What the task asks
Provide the number of lines containing the word "this", and nothing else.
__________
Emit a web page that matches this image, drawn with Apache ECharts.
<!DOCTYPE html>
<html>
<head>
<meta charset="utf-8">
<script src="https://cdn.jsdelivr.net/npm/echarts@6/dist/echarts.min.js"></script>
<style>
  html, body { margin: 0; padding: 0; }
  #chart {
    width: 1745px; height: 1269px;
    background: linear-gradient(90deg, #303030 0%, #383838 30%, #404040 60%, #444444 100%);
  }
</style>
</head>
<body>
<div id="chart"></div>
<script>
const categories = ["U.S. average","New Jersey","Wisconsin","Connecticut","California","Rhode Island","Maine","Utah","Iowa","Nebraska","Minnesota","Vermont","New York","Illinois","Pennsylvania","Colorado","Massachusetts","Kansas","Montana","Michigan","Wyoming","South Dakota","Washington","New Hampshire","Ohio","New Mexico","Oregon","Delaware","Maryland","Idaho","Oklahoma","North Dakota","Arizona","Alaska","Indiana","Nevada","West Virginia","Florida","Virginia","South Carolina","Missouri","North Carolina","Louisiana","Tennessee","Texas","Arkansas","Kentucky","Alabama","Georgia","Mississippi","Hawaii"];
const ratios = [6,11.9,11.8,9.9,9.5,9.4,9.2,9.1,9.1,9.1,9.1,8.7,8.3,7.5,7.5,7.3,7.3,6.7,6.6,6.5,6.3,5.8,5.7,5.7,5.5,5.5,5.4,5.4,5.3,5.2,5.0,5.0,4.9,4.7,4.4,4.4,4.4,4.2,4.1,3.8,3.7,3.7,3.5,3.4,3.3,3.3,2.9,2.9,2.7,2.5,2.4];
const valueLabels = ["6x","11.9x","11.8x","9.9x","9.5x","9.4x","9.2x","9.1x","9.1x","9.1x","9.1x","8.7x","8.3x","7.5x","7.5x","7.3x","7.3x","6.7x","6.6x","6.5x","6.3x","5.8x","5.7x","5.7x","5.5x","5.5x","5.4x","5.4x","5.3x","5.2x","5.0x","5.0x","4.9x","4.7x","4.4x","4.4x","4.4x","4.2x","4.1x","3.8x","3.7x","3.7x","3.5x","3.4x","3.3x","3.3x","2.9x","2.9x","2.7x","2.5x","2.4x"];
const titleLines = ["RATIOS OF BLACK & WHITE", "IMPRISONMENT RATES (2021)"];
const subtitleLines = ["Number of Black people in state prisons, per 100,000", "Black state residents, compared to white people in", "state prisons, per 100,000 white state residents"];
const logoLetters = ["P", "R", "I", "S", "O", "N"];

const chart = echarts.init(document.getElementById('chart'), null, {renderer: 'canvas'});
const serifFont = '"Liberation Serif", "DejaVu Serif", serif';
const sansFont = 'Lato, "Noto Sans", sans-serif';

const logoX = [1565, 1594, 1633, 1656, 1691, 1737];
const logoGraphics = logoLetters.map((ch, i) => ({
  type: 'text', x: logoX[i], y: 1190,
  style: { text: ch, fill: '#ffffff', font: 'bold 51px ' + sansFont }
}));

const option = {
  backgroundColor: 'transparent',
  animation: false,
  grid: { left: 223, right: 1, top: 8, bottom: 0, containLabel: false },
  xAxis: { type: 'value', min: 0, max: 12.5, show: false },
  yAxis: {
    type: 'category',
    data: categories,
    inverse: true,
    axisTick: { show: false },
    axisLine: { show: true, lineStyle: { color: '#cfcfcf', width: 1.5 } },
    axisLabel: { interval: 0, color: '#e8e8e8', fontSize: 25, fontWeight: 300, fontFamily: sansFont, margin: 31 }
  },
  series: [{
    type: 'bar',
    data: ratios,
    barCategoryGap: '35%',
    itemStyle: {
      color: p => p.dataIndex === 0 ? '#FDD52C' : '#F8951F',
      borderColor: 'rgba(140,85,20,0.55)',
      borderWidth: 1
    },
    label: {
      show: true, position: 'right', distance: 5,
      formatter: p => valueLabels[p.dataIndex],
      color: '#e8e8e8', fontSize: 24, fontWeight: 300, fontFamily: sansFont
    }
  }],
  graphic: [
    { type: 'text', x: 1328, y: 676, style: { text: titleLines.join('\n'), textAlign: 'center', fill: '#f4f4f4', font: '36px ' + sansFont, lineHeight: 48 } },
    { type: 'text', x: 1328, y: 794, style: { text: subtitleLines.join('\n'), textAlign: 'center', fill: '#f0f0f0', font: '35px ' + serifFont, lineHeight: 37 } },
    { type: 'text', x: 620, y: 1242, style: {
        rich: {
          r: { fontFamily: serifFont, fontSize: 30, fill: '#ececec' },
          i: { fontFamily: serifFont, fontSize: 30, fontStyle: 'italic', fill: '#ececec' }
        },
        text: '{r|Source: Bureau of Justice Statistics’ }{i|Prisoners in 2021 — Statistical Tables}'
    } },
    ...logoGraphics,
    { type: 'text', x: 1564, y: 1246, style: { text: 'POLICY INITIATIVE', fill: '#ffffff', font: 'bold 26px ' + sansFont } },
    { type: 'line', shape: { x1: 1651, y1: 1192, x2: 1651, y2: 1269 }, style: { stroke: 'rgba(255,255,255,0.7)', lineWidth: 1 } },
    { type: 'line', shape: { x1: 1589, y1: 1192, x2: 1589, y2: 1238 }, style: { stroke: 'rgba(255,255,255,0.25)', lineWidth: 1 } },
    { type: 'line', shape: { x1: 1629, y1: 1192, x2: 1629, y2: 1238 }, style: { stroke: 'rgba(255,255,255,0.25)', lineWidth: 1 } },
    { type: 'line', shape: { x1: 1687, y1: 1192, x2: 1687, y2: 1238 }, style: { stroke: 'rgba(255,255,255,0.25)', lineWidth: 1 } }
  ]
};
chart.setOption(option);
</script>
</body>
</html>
__________
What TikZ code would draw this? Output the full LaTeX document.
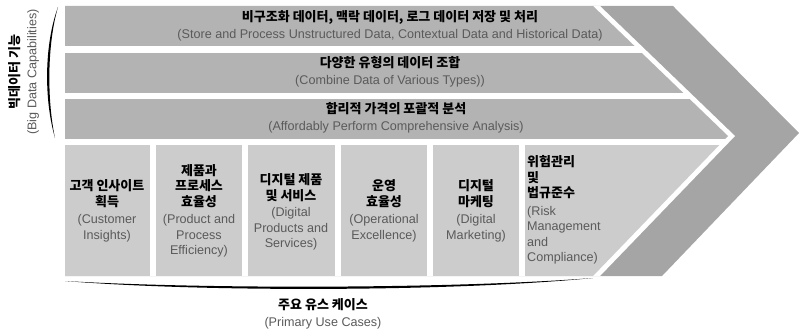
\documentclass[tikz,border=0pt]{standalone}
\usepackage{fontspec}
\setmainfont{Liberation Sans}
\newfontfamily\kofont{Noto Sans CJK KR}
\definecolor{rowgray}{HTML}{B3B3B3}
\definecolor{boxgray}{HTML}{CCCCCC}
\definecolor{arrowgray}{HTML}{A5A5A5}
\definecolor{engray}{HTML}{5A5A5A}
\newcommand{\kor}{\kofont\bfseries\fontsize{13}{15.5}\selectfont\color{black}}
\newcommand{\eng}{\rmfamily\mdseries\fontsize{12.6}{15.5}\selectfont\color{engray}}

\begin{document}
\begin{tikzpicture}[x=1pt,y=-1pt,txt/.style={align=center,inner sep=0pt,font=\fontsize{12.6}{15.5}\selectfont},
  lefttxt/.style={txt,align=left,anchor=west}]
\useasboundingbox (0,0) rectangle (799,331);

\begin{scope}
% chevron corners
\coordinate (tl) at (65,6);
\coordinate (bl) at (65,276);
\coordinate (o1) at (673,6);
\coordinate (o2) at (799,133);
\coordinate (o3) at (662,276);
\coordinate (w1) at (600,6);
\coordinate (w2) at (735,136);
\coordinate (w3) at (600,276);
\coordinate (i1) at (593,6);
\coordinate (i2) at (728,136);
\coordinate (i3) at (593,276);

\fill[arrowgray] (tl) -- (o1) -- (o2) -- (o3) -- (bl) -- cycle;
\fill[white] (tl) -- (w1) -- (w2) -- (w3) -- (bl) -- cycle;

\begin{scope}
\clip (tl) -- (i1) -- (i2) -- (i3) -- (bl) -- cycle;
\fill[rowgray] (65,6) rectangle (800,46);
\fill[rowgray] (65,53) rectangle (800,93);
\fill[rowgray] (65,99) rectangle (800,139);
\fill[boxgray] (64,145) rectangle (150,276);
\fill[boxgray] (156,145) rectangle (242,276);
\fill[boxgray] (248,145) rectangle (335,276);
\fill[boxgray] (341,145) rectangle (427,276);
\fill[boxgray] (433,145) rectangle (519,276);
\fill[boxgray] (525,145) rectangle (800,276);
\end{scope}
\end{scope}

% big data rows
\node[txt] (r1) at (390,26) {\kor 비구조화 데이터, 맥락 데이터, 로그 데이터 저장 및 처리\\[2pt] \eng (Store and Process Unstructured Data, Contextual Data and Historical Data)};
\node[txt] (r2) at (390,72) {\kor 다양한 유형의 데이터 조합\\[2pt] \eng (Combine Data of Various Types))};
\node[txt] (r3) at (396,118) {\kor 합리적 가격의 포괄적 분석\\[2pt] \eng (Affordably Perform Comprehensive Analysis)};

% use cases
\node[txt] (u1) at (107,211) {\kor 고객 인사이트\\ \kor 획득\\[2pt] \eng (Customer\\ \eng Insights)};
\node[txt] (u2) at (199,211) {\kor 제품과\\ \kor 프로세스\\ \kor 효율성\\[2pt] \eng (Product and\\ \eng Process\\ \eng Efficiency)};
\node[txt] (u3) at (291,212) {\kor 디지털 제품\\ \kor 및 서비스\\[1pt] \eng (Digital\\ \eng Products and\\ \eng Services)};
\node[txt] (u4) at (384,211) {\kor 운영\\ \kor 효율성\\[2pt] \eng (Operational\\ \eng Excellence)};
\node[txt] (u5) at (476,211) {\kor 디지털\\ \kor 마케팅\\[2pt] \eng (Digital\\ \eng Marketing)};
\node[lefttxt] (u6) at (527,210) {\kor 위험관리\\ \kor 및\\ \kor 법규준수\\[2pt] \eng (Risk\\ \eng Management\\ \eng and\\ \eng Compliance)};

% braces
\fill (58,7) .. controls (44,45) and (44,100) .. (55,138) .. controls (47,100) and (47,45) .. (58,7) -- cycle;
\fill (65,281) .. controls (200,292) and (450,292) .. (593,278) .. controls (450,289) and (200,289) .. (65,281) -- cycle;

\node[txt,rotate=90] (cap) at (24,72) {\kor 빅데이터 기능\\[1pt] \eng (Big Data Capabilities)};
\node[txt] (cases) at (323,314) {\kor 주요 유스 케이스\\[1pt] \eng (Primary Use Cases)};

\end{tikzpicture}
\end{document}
__________
Task response
2